Everyone’s specific fears are different, but to some extent, they come down to a few basic ones: abandonment, loss, inadequacy or lack of security…all the stories a child believes about himself and his life, particularly when he learns to compare himself with others.
Uncovering Your Lies – Exercises:
- Take some time to do a little introspection. Look for situations that make you uncomfortable or that you avoid. Notice the thoughts you have and the words you say to yourself when you make choices and decisions. For example, doing a favour for a friend: Do you want to do it or not? If, deep down, the answer is “no” but you do it anyway, look for the underlying reason. Maybe you fear abandonment or loss, have a feeling of being somehow not good enough. Maybe you feel you have to prove yourself, or overcompensate so people won’t see your worthlessness.

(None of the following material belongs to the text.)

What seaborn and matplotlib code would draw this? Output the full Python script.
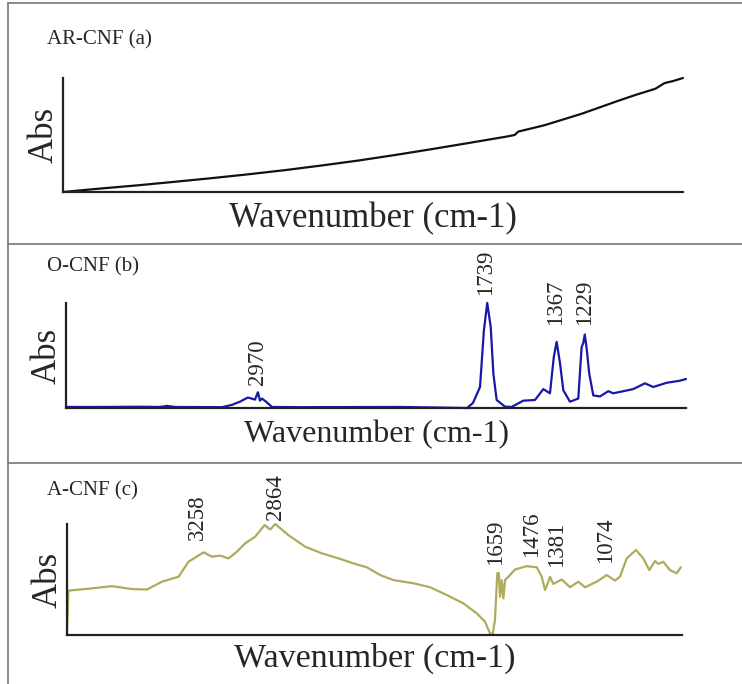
import matplotlib
matplotlib.use("Agg")
import matplotlib.pyplot as plt
from matplotlib.lines import Line2D
import seaborn as sns

# ---- data (wavenumber, relative absorbance) ----
ar_wn = [4000, 3800, 3600, 3400, 3200, 3000, 2800, 2600, 2400, 2200, 2000,
         1800, 1600, 1560, 1540, 1400, 1200, 1000, 900, 800, 750, 700, 650]
ar_abs = [0.0, 0.03, 0.058, 0.089, 0.121, 0.155, 0.192, 0.233, 0.277, 0.326, 0.378,
          0.432, 0.487, 0.50, 0.53, 0.585, 0.685, 0.80, 0.855, 0.905, 0.955, 0.975, 1.0]

o_wn = [4000, 3816, 3600, 3492, 3454, 3411, 3157, 3103, 3060, 3017, 2979, 2963,
        2952, 2941, 2919, 2887, 2736, 2195, 1833, 1801, 1763, 1742, 1724, 1705,
        1691, 1673, 1628, 1592, 1529, 1466, 1421, 1385, 1364, 1349, 1331, 1313,
        1277, 1232, 1214, 1205, 1197, 1187, 1173, 1151, 1115, 1070, 1043, 935,
        872, 827, 755, 683, 650]
o_abs = [0.01, 0.01, 0.012, 0.01, 0.02, 0.01, 0.008, 0.03, 0.06, 0.10, 0.08, 0.15,
         0.07, 0.09, 0.06, 0.01, 0.008, 0.01, 0.0, 0.048, 0.20, 0.74, 1.0, 0.77,
         0.33, 0.076, 0.013, 0.01, 0.07, 0.076, 0.18, 0.14, 0.49, 0.63, 0.43, 0.17,
         0.06, 0.09, 0.58, 0.62, 0.70, 0.57, 0.33, 0.12, 0.11, 0.16, 0.14, 0.18,
         0.235, 0.20, 0.24, 0.26, 0.276]
o_labels = ["2970", "1739", "1367", "1229"]
o_label_wn = [2963, 1731, 1353, 1199]
o_label_y = [0.22, 1.076, 0.79, 0.79]

a_wn = [4000, 3992, 3882, 3755, 3646, 3564, 3483, 3392, 3338, 3256, 3211, 3165,
        3120, 3075, 3029, 2975, 2924, 2893, 2866, 2794, 2703, 2612, 2521, 2430,
        2367, 2294, 2222, 2113, 2022, 1931, 1841, 1768, 1723, 1696, 1681, 1669,
        1656, 1648, 1641, 1632, 1623, 1614, 1587, 1560, 1496, 1441, 1414, 1396,
        1378, 1369, 1351, 1305, 1260, 1215, 1178, 1115, 1060, 1015, 988, 951,
        901, 861, 828, 797, 779, 752, 716, 679, 656]
a_abs = [0.02, 0.40, 0.417, 0.44, 0.414, 0.41, 0.48, 0.525, 0.66, 0.745, 0.706, 0.715,
         0.69, 0.75, 0.826, 0.886, 0.99, 0.95, 1.0, 0.90, 0.796, 0.736, 0.69, 0.64,
         0.61, 0.54, 0.495, 0.466, 0.43, 0.36, 0.285, 0.195, 0.12, 0.015, 0.01, 0.135,
         0.556, 0.56, 0.345, 0.495, 0.33, 0.495, 0.54, 0.59, 0.62, 0.61, 0.525, 0.405,
         0.48, 0.525, 0.46, 0.50, 0.43, 0.48, 0.43, 0.48, 0.54, 0.49, 0.525, 0.69,
         0.766, 0.69, 0.585, 0.667, 0.64, 0.66, 0.585, 0.556, 0.61]
a_labels = ["3258", "2864", "1659", "1476", "1381", "1074"]
a_label_wn = [3288, 2866, 1663, 1467, 1336, 1064]
a_label_y = [0.856, 1.036, 0.63, 0.70, 0.61, 0.65]

# ---- styling ----
sns.set_theme(style="white")
plt.rcParams["font.family"] = ["Liberation Serif", "DejaVu Serif"]

W, H = 742, 684
fig = plt.figure(figsize=(W / 100, H / 100), dpi=100)


def px_axes(l, t, r, b):
    return fig.add_axes([l / W, 1 - b / H, (r - l) / W, (b - t) / H])


def style_axes(ax, xfs, xpad):
    ax.set_xlim(4000, 650)
    ax.set_ylim(0, 1.0)
    ax.set_xticks([])
    ax.set_yticks([])
    for s in ["top", "right"]:
        ax.spines[s].set_visible(False)
    for s in ["left", "bottom"]:
        ax.spines[s].set_color("#222222")
        ax.spines[s].set_linewidth(1.6)
    ax.set_xlabel("Wavenumber (cm-1)", fontsize=xfs, labelpad=xpad)
    ax.set_ylabel("Abs", fontsize=25, labelpad=2)
    ax.set_facecolor("none")


panels = [
    ("AR-CNF (a)", ar_wn, ar_abs, "#111111", (63, 78, 683, 192), 40, [], [], []),
    ("O-CNF (b)", o_wn, o_abs, "#1818a8", (66, 303, 686, 408), 267,
     o_labels, o_label_wn, o_label_y),
    ("A-CNF (c)", a_wn, a_abs, "#b0ab5c", (67, 524, 682, 635), 491,
     a_labels, a_label_wn, a_label_y),
]
xfs = [25, 23, 24.5]
xpads = [7, 8.5, 5.5]

for i, (name, wn, ab, col, box, label_y, labs, lwn, ly) in enumerate(panels):
    ax = px_axes(*box)
    sns.lineplot(x=wn, y=ab, ax=ax, color=col, linewidth=1.6)
    for clip_line in ax.lines:
        clip_line.set_clip_on(False)
    style_axes(ax, xfs[i], xpads[i])
    for t, xw, yv in zip(labs, lwn, ly):
        ax.text(xw, yv, t, rotation=90, ha="center", va="bottom",
                fontsize=16.5, clip_on=False)
    fig.text(47 / W, 1 - label_y / H, name, fontsize=15, va="center", ha="left")

# frame and separators
frame_col = "#777777"
for y in [3, 244, 463]:
    fig.add_artist(Line2D([8 / W, 1.0], [1 - y / H, 1 - y / H],
                          color=frame_col, lw=1.2))
fig.add_artist(Line2D([8 / W, 8 / W], [0, 1 - 3 / H], color=frame_col, lw=1.2))

fig.savefig("out.png", dpi=100, facecolor="white")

2. Start writing a list of all the things you think you’re not good at. Not just skills, but all the negative things you’ve always believed about yourself, things you wish you could be or do differently, bad habits, negative self-talk and petty prejudices. At some point, usually in childhood, you decided that that these lies were absolute unalterable truth. Don’t you think it’s time to look at them again from the perception of a mature adult and change your point of view?
3. Try to identify and re-evaluate these emotional wounds so you can use them to gain clarity into your motivations and actions now that you can recognize them for the untruths they are. They will make your memoir infinitely more powerful and relatable when you know precisely why you behaved as you did.
What were your greatest mistakes and what did you learn from them? Try to locate your point of greatest fear.
That’s your Big Lie.
Two roads diverged in a wood, and I—
I took the one less traveled by,
And that has made all the difference.